London Mayor Boris Johnson characteristically uses Latin to describe his approach to the games: “Citius, Altius, Fortius, sed non carius” (for the 99.9 per cent of us that don’t speak the ancient language, this means “Faster, Higher, Stronger, but not more expensive”). The “not more expensive” part is key: Boris doesn’t want the cost to increase, but he’ll fight tooth and nail to stop proper cuts. “The progress that is being made in the Olympic Park is extremely impressive, coming in on time and on budget,” he told us. “So much so that if we needed or wanted to we could even bring the Games forward a year and catch our competitors off guard.
“A great deal of hard work is being carried out to ensure savings have already been made and it would be a mistake to take too much money out of the Olympic budget now, only to be forced to put more back in closer to the Games. Equally I am completely committed to the regeneration legacy in East London and it would be a false economy to short-change the planned investment in this.”
One sticking point could be the £1bn contingency that the ODA has to play with. City Hall sources are worried that Hunt could cut the budget by this amount to satisfy the Treasury’s appetite for immediate savings, but Boris is adamant that the cushion is needed to absorb any unforeseen shocks. “Don’t touch the contingency,” an aide to the Mayor said. “We can’t say where we’re going to be at the end.” Of course, any savings the ODA does make will probably be returned to government coffers after 2012, although that could be too late for the coalition, which wants to make a significant amount of cuts now so it can reduce taxes in the run up to the 2015 election (that’s assuming the Con-Lib coalition lasts that long).
There is also concern over spending that exists outside the Olympics budget, which many
see as integral to its success. Upgrades to the Tube network need to go ahead and the
Crossrail project must be built, City Hall says, if the Games are to run smoothly. Meanwhile, funding to help British athletes, which is doled out by Sport England and UK Sport, is an ideal candidate for the chop when Treasury officials start swinging the axe.

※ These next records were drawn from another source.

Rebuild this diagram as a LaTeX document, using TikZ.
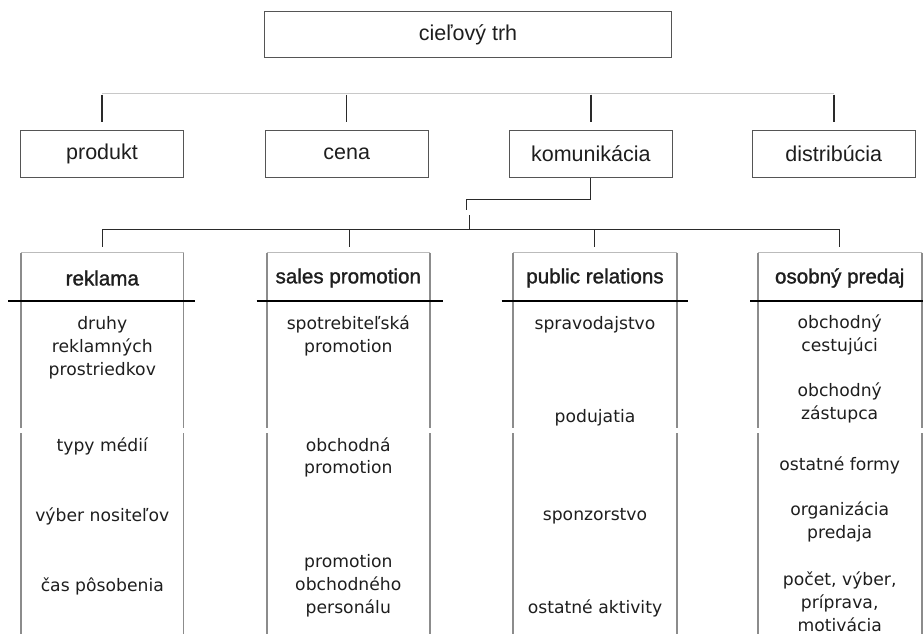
\documentclass[tikz,border=0pt]{standalone}
\usepackage{fontspec}
\setmainfont{Liberation Sans}
\newfontfamily\itemfont{DejaVu Sans}
\newfontfamily\hdfont[FakeBold=1.3]{Liberation Sans}
\definecolor{boxline}{HTML}{555555}
\definecolor{busgray}{HTML}{C8C8C8}
\definecolor{stem}{HTML}{2A2A2A}
\definecolor{colside}{HTML}{8C8C8C}
\definecolor{coltop}{HTML}{BBBBBB}
\definecolor{txt}{HTML}{1E1E1E}
\tikzset{
  topbox/.style={draw=boxline, line width=1.1pt, minimum width=406.7pt, minimum height=45.6pt, inner sep=0pt, font=\fontsize{21.5}{24}\selectfont, text=txt},
  midbox/.style={draw=boxline, line width=1.1pt, minimum width=162.7pt, minimum height=47.7pt, inner sep=0pt, font=\fontsize{21.5}{24}\selectfont, text=txt},
  stemline/.style={draw=stem, line width=1.5pt},
  busline/.style={draw=busgray, line width=1.5pt},
  lowbus/.style={draw=stem, line width=1.3pt},
  sideline/.style={draw=colside, line width=1.8pt},
  topline/.style={draw=coltop, line width=1pt},
  underline/.style={draw=black, line width=2.6pt},
  header/.style={inner sep=0pt, font=\hdfont\fontsize{20.6}{24}\selectfont, text=txt},
  item/.style={inner sep=0pt, align=center, font=\itemfont\fontsize{17.2}{22.8}\selectfont, text=txt}
}
\begin{document}
\begin{tikzpicture}[x=1pt,y=1pt]
\useasboundingbox (0,0) rectangle (923,-634);
% top level
\node[topbox] (trh) at (468,-34.5) {cieľový trh};
\node[midbox] (prod) at (102,-153.9) {produkt};
\node[midbox] (cena) at (346.7,-153.9) {cena};
\node[midbox] (kom) at (590.8,-153.9) {komunikácia};
\node[midbox] (dist) at (833.8,-153.9) {distribúcia};
% top bus (not attached to the top box)
\draw[busline] ([yshift=36pt]prod.north) -- ([yshift=36pt]dist.north);
\foreach \n in {prod,cena,kom,dist}
  \draw[stemline] ([yshift=35pt]\n.north) -- ([yshift=7.5pt]\n.north);
% komunikacia connector
\coordinate (k1) at (466.7,-210);
\coordinate (k2) at (469.3,-215);
\coordinate (k3) at (469.3,-229.3);
\draw[lowbus] (kom.south) -- ++(0,-21.5) -| (k1);
\draw[lowbus] (k2) -- (k3);
% column headers
\node[header] (h1) at (102.3,-278) {reklama};
\node[header] (h2) at (348.3,-278) {sales promotion};
\node[header] (h3) at (595,-278) {public relations};
\node[header] (h4) at (839.7,-278) {osobný predaj};
% lower bus
\coordinate (b1) at (102.7,-229.3);
\coordinate (b4) at (839.3,-229.3);
\draw[lowbus] (b1) -- (b4);
\foreach \h/\x in {h1/102.7,h2/349.3,h3/594.3,h4/839.3}
  \draw[stemline] (\x,-229.3) -- (\x,-246.7);
% columns: left, right, underline left, underline right
\foreach \L/\R/\uL/\uR in {21/183.5/8/195, 266.7/430/256.7/443.3, 513.3/676.7/501.7/688.3, 757.7/921.7/750/923}{
  \draw[topline] (\L,-252.7) -- (\R,-252.7);
  \draw[sideline] (\L,-252.7) -- (\L,-428) (\R,-252.7) -- (\R,-428);
  \draw[sideline] (\L,-433) -- (\L,-634) (\R,-433) -- (\R,-634);
  \draw[underline] (\uL,-300.8) -- (\uR,-300.8);
}
% items
\node[item] (r1) at (102.3,-347.5) {druhy\\reklamných\\prostriedkov};
\node[item] (r2) at (102.3,-446) {typy médií};
\node[item] (r3) at (102.3,-516) {výber nositeľov};
\node[item] (r4) at (102.3,-586) {čas pôsobenia};
\node[item] (s1) at (348.3,-336) {spotrebiteľská\\promotion};
\node[item] (s2) at (348.3,-457.5) {obchodná\\promotion};
\node[item] (s3) at (348.3,-586) {promotion\\obchodného\\personálu};
\node[item] (p1) at (595,-325) {spravodajstvo};
\node[item] (p2) at (595,-417.3) {podujatia};
\node[item] (p3) at (595,-516) {sponzorstvo};
\node[item] (p4) at (595,-608) {ostatné aktivity};
\node[item] (o1) at (839.7,-335) {obchodný\\cestujúci};
\node[item] (o2) at (839.7,-403) {obchodný\\zástupca};
\node[item] (o3) at (839.7,-465) {ostatné formy};
\node[item] (o4) at (839.7,-521.7) {organizácia\\predaja};
\node[item] (o5) at (839.7,-602) {počet, výber,\\príprava,\\motivácia};
\end{tikzpicture}
\end{document}
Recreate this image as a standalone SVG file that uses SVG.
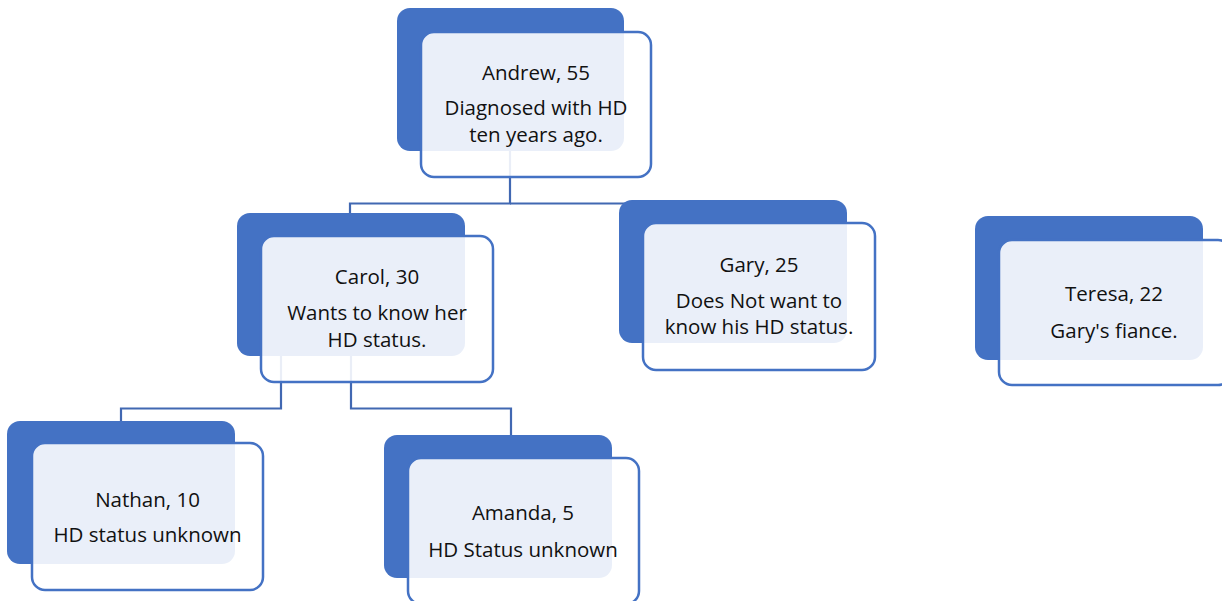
<svg xmlns="http://www.w3.org/2000/svg" width="1222" height="601" viewBox="0 0 1222 601">
  <style>
    .back { fill: #4472C4; }
    .front { fill: #FFFFFF; fill-opacity: 0.89; stroke: #4472C4; stroke-width: 2.5; }
    .lbl { font-family: "Open Sans", "Noto Sans", sans-serif; font-size: 20.5px; fill: #111111; text-anchor: middle; }
    .conn { fill: none; stroke: #4168B2; stroke-width: 2.2; }
  </style>
  <rect width="1222" height="601" fill="#FFFFFF"/>

  <!-- connectors, drawn beneath the cards -->
  <g id="connectors">
    <path class="conn" d="M510 150 V203.5 H350 V214"/>
    <path class="conn" d="M510 203.5 H640"/>
    <path class="conn" d="M281 355 V408.5 H121 V422"/>
    <path class="conn" d="M351 355 V408.5 H511 V436"/>
  </g>

  <g id="andrew">
    <rect class="back" x="397" y="8" width="227" height="143" rx="13"/>
    <rect class="front" x="421" y="32" width="230" height="145" rx="13"/>
    <text class="lbl" x="536" y="80">Andrew, 55</text>
    <text class="lbl" x="536" y="115">Diagnosed with HD</text>
    <text class="lbl" x="536" y="142">ten years ago.</text>
  </g>

  <g id="carol">
    <rect class="back" x="237" y="213" width="228" height="143" rx="13"/>
    <rect class="front" x="261" y="236" width="232" height="146" rx="13"/>
    <text class="lbl" x="377" y="284">Carol, 30</text>
    <text class="lbl" x="377" y="320">Wants to know her</text>
    <text class="lbl" x="377" y="347">HD status.</text>
  </g>

  <g id="gary">
    <rect class="back" x="619" y="200" width="228" height="143" rx="13"/>
    <rect class="front" x="643" y="223" width="232" height="147" rx="13"/>
    <text class="lbl" x="759" y="272">Gary, 25</text>
    <text class="lbl" x="759" y="308">Does Not want to</text>
    <text class="lbl" x="759" y="334">know his HD status.</text>
  </g>

  <g id="teresa">
    <rect class="back" x="975" y="216" width="228" height="144" rx="13"/>
    <rect class="front" x="999" y="240" width="232" height="145" rx="13"/>
    <text class="lbl" x="1114" y="301">Teresa, 22</text>
    <text class="lbl" x="1114" y="338">Gary's fiance.</text>
  </g>

  <g id="nathan">
    <rect class="back" x="7" y="421" width="228" height="143" rx="13"/>
    <rect class="front" x="32" y="443" width="231" height="147" rx="13"/>
    <text class="lbl" x="147.5" y="507">Nathan, 10</text>
    <text class="lbl" x="147.5" y="542">HD status unknown</text>
  </g>

  <g id="amanda">
    <rect class="back" x="384" y="435" width="228" height="143" rx="13"/>
    <rect class="front" x="408" y="458" width="231" height="146" rx="13"/>
    <text class="lbl" x="523" y="520">Amanda, 5</text>
    <text class="lbl" x="523" y="557">HD Status unknown</text>
  </g>
</svg>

It’s oh-so British to complain about the Olympics – the cost, the disruption – and things are unlikely to change when swarms of tourists descend on the capital. Still, it’s important to remember the circumstances under which we won the games: shortly after London’s bid emerged victorious, jihadist terrorists unleashed terror on the London Underground. In many ways, that makes the 2012 games a lasting testament of the capital’s ability to pick itself up and carry on regardless, to survive that assault on its way of life. It might have to be done with less cash but, as proved in 1948, it can be done.